Ladies and Gentlemen:

            On July 20, 2010, First BanCorp issued to The United States Department of the Treasury (the “US Treasury”) 424,174 shares of a new Fixed Rate Cumulative Mandatorily Convertible Preferred Stock, Series G (“Series G Preferred Stock”), with a liquidation Preference of $1,000 per share, in exchange for 400,000 shares of Fixed Rate Cumulative Preferred Stock, Series F, with a liquidation preference of $1,000 per share, that was owned by the US Treasury, and all accrued and unpaid dividends on those shares.  Each share of Series G Preferred Stock is convertible based on an exchange value of $650 (a 35% discount from the $1,000 liquidation preference) and an initial conversion price of $0.7252 per share. Hence, the Series G Preferred Stock is initially convertible into First BanCorp Common Stock at the rate of one share of Common Stock for each $1.116 liquidation preference of the Series G Stock that is converted.

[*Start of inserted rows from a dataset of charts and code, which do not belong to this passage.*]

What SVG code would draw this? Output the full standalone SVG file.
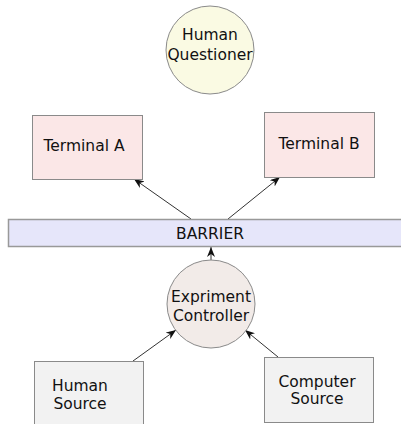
<svg xmlns="http://www.w3.org/2000/svg" width="401" height="424" viewBox="0 0 401 424">
<defs>
<style>
text{font-family:"DejaVu Sans",Verdana,sans-serif;font-size:15.5px;fill:#111;text-anchor:middle}
.n{stroke:#8a8a8a;stroke-width:1}
.c{stroke:#333;stroke-width:1;fill:none;marker-end:url(#ah)}
</style>
<marker id="ah" viewBox="0 0 10 8" refX="10" refY="4" markerWidth="10" markerHeight="8" markerUnits="userSpaceOnUse" orient="auto">
<path d="M0,0 L10,4 L0,8 L3,4 Z" fill="#111"/>
</marker>
</defs>
<rect width="401" height="424" fill="#fff"/>
<g id="connectors">
<line class="c" x1="191" y1="219" x2="134" y2="179"/>
<line class="c" x1="228" y1="219" x2="280" y2="177"/>
<line class="c" x1="211" y1="261" x2="211" y2="247"/>
<line class="c" x1="133" y1="361" x2="176" y2="330"/>
<line class="c" x1="278" y1="357" x2="245" y2="330"/>
</g>
<g id="human-questioner">
<circle class="n" cx="210" cy="50" r="44" fill="#fafae3"/>
<text x="210" y="40">Human</text>
<text x="210" y="60">Questioner</text>
</g>
<g id="terminal-a">
<rect class="n" x="32.5" y="115.5" width="110" height="64" fill="#fbe7e7"/>
<text x="84" y="151">Terminal A</text>
</g>
<g id="terminal-b">
<rect class="n" x="264.5" y="112.5" width="110" height="65" fill="#fbe7e7"/>
<text x="319" y="149">Terminal B</text>
</g>
<g id="barrier">
<rect x="8.5" y="219.5" width="400" height="27" fill="#e6e6fa" stroke="#999" stroke-width="1.5"/>
<text x="210" y="239">BARRIER</text>
</g>
<g id="experiment-controller">
<circle class="n" cx="211" cy="304" r="44" fill="#f2ebe8"/>
<text x="211" y="302">Expriment</text>
<text x="211" y="321">Controller</text>
</g>
<g id="human-source">
<rect class="n" x="34.5" y="361.5" width="109" height="70" fill="#f2f2f2"/>
<text x="80" y="391">Human</text>
<text x="80" y="409">Source</text>
</g>
<g id="computer-source">
<rect class="n" x="264.5" y="357.5" width="109" height="65" fill="#f2f2f2"/>
<text x="317" y="387">Computer</text>
<text x="317" y="404">Source</text>
</g>
</svg>
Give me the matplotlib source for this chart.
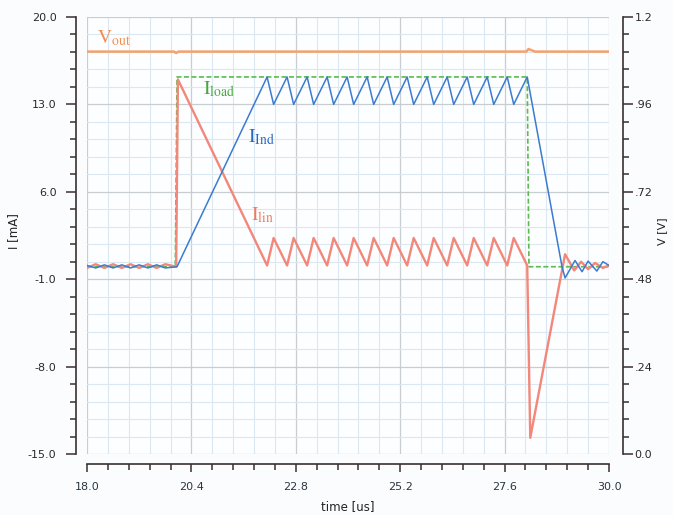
import matplotlib
matplotlib.use('Agg')
import matplotlib.pyplot as plt
from matplotlib.ticker import AutoMinorLocator

# ------------------------------------------------------------------
# Données (temps en us, courants en mA, tension en V)
# ------------------------------------------------------------------
t_load = [18.0, 20.03, 20.07, 28.12, 28.16, 30.0]
i_load = [0.0, 0.0, 15.2, 15.2, 0.0, 0.0]

t_ind = [18.0, 18.2, 18.4, 18.6, 18.8, 19.0, 19.2, 19.4, 19.6, 19.8, 20.07,
         22.14, 22.29, 22.60, 22.75, 23.06, 23.21, 23.52, 23.67, 23.98, 24.13,
         24.44, 24.59, 24.90, 25.05, 25.36, 25.51, 25.82, 25.97, 26.28, 26.43,
         26.74, 26.89, 27.20, 27.35, 27.66, 27.81, 28.12,
         28.92, 28.99, 29.22, 29.38, 29.52, 29.72, 29.86, 30.0]
i_ind = [0.1, -0.1, 0.15, -0.1, 0.15, -0.1, 0.15, -0.1, 0.15, -0.1, 0.0,
         15.2, 13.0, 15.2, 13.0, 15.2, 13.0, 15.2, 13.0, 15.2, 13.0,
         15.2, 13.0, 15.2, 13.0, 15.2, 13.0, 15.2, 13.0, 15.2, 13.0,
         15.2, 13.0, 15.2, 13.0, 15.2, 13.0, 15.2,
         0.0, -0.9, 0.5, -0.4, 0.45, -0.35, 0.4, 0.1]

t_lin = [18.0, 18.2, 18.4, 18.6, 18.8, 19.0, 19.2, 19.4, 19.6, 19.8, 20.05,
         20.09, 22.14, 22.29, 22.60, 22.75, 23.06, 23.21, 23.52, 23.67, 23.98,
         24.13, 24.44, 24.59, 24.90, 25.05, 25.36, 25.51, 25.82, 25.97, 26.28,
         26.43, 26.74, 26.89, 27.20, 27.35, 27.66, 27.81, 28.12,
         28.19, 28.99, 29.2, 29.36, 29.52, 29.68, 29.86, 30.0]
i_lin = [-0.1, 0.2, -0.1, 0.2, -0.1, 0.2, -0.1, 0.2, -0.1, 0.2, 0.0,
         15.0, 0.1, 2.3, 0.1, 2.3, 0.1, 2.3, 0.1, 2.3, 0.1,
         2.3, 0.1, 2.3, 0.1, 2.3, 0.1, 2.3, 0.1, 2.3, 0.1,
         2.3, 0.1, 2.3, 0.1, 2.3, 0.1, 2.3, 0.1,
         -13.7, 1.0, -0.3, 0.4, -0.2, 0.3, -0.1, 0.1]

t_vout = [18.0, 20.0, 20.05, 20.1, 28.1, 28.15, 28.3, 30.0]
v_out = [1.105, 1.105, 1.101, 1.105, 1.105, 1.112, 1.105, 1.105]

x_ticks = [18.0, 20.4, 22.8, 25.2, 27.6, 30.0]
x_labels = ["18.0", "20.4", "22.8", "25.2", "27.6", "30.0"]
i_ticks = [-15.0, -8.0, -1.0, 6.0, 13.0, 20.0]
i_labels = ["-15.0", "-8.0", "-1.0", "6.0", "13.0", "20.0"]
v_ticks = [0.0, 0.24, 0.48, 0.72, 0.96, 1.2]
v_labels = ["0.0", ".24", ".48", ".72", ".96", "1.2"]

# couleurs
c_vout = '#f4a26e'
c_lin = '#f2877a'
c_ind = '#3b7bd0'
c_load = '#5cba4e'
c_axe = '#3a3030'

plt.rcParams['mathtext.fontset'] = 'stix'

fig = plt.figure(figsize=(6.73, 5.15), dpi=100, facecolor='#fbfcfd')
ax = fig.add_axes([87 / 673, 1 - 454 / 515, 522 / 673, 437 / 515])
ax.set_facecolor('#fdfeff')

# grille
ax.set_axisbelow(True)
ax.xaxis.set_minor_locator(AutoMinorLocator(5))
ax.yaxis.set_minor_locator(AutoMinorLocator(5))
ax.grid(which='minor', color='#dce8f1', linewidth=0.8)
ax.grid(which='major', color='#c8cdd2', linewidth=0.9)

# courbes
ax.plot(t_load, i_load, color=c_load, linewidth=1.2, linestyle=(0, (3, 1.5)))
ax.plot(t_lin, i_lin, color=c_lin, linewidth=1.7)
ax.plot(t_ind, i_ind, color=c_ind, linewidth=1.1)

ax.set_xlim(18.0, 30.0)
ax.set_ylim(-15.0, 20.0)
ax.set_xticks(x_ticks, x_labels)
ax.set_yticks(i_ticks, i_labels)

for cote in ['top', 'right']:
    ax.spines[cote].set_visible(False)
ax.spines['left'].set_position(('outward', 8))
ax.spines['bottom'].set_position(('outward', 7))
for cote in ['left', 'bottom']:
    ax.spines[cote].set_color(c_axe)
    ax.spines[cote].set_linewidth(1.2)

ax.tick_params(axis='y', which='major', direction='out', length=7, width=1.1,
               pad=7, labelsize=8, color=c_axe, labelcolor='#2a2a2a')
ax.tick_params(axis='y', which='minor', direction='out', length=4, width=1.1, color=c_axe)
ax.tick_params(axis='x', which='major', direction='out', length=6, width=1.1,
               pad=7, labelsize=8, color=c_axe, labelcolor='#2a3640')
ax.tick_params(axis='x', which='minor', direction='out', length=4.5, width=1.1, color=c_axe)

ax.set_xlabel("time [us]", fontsize=8.5, color='#222222')
ax.set_ylabel("I [mA]", fontsize=8.5, color='#222222')
ax.xaxis.set_label_coords(0.5, -0.105)
ax.yaxis.set_label_coords(-0.128, 0.51)

# axe de droite : tension
ax2 = ax.twinx()
ax2.plot(t_vout, v_out, color=c_vout, linewidth=1.8)
ax2.set_ylim(0.0, 1.2)
ax2.set_yticks(v_ticks, v_labels)
ax2.yaxis.set_minor_locator(AutoMinorLocator(5))
for cote in ['top', 'left', 'bottom']:
    ax2.spines[cote].set_visible(False)
ax2.spines['right'].set_position(('outward', 10))
ax2.spines['right'].set_color(c_axe)
ax2.spines['right'].set_linewidth(1.2)
ax2.tick_params(axis='y', which='major', direction='out', length=7, width=1.1,
                pad=1.5, labelsize=8, color=c_axe, labelcolor='#2a2a2a')
ax2.tick_params(axis='y', which='minor', direction='out', length=4, width=1.1, color=c_axe)
ax2.set_ylabel("V [V]", fontsize=8, color='#222222')
ax2.yaxis.set_label_coords(1.092, 0.51)

# étiquettes des courbes
ax.text(18.22, 18.3, r'$\mathrm{V}_{\mathrm{out}}$', color='#f28e52', fontsize=14,
        va='center', ha='left')
ax.text(20.66, 14.2, r'$\mathrm{I}_{\mathrm{load}}$', color='#45a83c', fontsize=14,
        va='center', ha='left')
ax.text(21.70, 10.4, r'$\mathrm{I}_{\mathrm{Ind}}$', color='#2a68bf', fontsize=14,
        va='center', ha='left')
ax.text(21.78, 4.1, r'$\mathrm{I}_{\mathrm{lin}}$', color='#f07a5e', fontsize=14,
        va='center', ha='left')

fig.savefig('out.png', dpi=100, facecolor=fig.get_facecolor())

            The Series G Stock constitutes “New Securities,” as that term is defined in the Stockholder Agreement (the “Stockholder Agreement”) dated August 24, 2007, between The Bank of Nova Scotia (“BNS”) and First BanCorp.  Therefore, under Section 5.04 of the Stockholder Agreement, BNS has the right to purchase a number of shares of Series G Stock so that, after giving effect to the issuance of Series G Stock to the US Treasury and the issuance of additional Series G Stock to BNS under Section 5.04, BNS would own the same percentage of the issued and outstanding Common Stock (treating all the Series G Stock as converted into Common Stock) as it beneficially owned prior to those issuances of Series G Stock. 

            Under the Stockholder Agreement, (a) First BanCorp is required to notify BNS of the issuance of the Series G Stock, and (b) BNS will have 30 days from the date of receipt of the notice of issuance to agree to purchase all or a portion of the number of shares of Series G Stock described above.  However, the issuance of Series G Stock is one of three transactions that First BanCorp is attempting to complete that will involve the issuance of First BanCorp Common Stock or of securities that are convertible into Common Stock. The other two transactions are the issuance of Common Stock in exchange for the currently outstanding First BanCorp Series A through E Preferred Stock (the “Preferred Stock Exchange”) and a sale of Common Stock for cash, in one or more public or private offerings (the “Common Stock Sale”).  Under Section 5.04 of the Stockholder Agreement, each of the other two transactions, if they take place, will give BNS the right to purchase additional shares of First BanCorp Common Stock.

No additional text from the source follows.